Dans le cadre de l'exposition La force de l'Art 02, Julien Prévieux présente un dispositif qui rejoint certaines de nos préoccupations : le livre et une fable.
Voilà pourquoi nous avons décidé de nous pencher sur son installation et tenté de comprendre ce qu'elle nous dit.
De cet artiste, nous connaissons le travail empreint d'ironie ( Lettres de non-motivation, édition Zone - La découverte) qui jette sur notre époque un regard sarcastique qui nous conduit à revoir nos certitudes.
Dans la cellule blanche qui lui est réservé sous la nef du Grand Palais, J. P. a posé deux types d'objets :
de grands panneaux noirs (tableaux noirs) chargés de diagrammes complexes qui semblent vouloir livrer des clés pour comprendre notre rapport aux connaissances et qui, en fait, rendent ce qui devait être expliqué, encore plus obscur, confus, inaccessible,
un grand meuble-bibliothèque empli de livres datant de deux ou trois décennies, au titre souvent prétentieux, au contenu obsolète.

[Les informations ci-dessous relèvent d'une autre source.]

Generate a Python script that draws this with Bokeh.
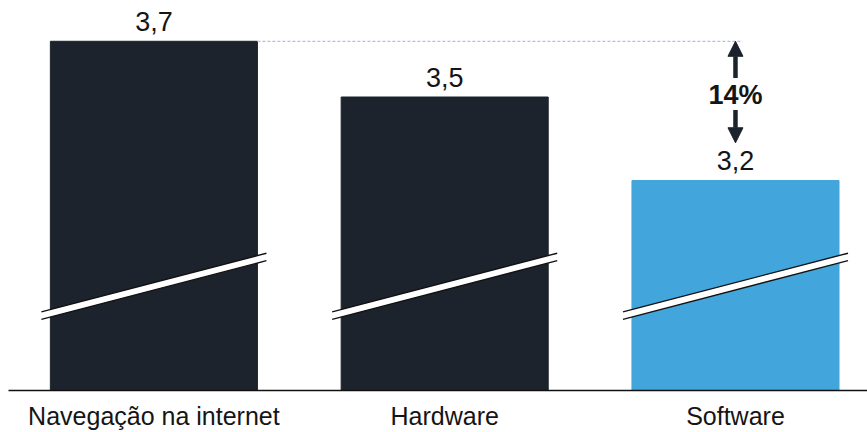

Dans cette volonté d'embrasser toutes les connaissances à notre disposition il y a un penchant ridicule comme dans Bouvard et Pécuchet, et un vain sentiment de puissance comme celui ressenti par l'internaute devant son écran
Pourtant, cette pulsion à collecter, ranger, ordonner nous renvoie aux techniques plus qu'anciennes exposées par Frances A. Yates dans L'art de la mémoire ; considérant le meuble-bibliothèque, revient à l'esprit Le théatre de mémoire de Giulio Camillo (p166).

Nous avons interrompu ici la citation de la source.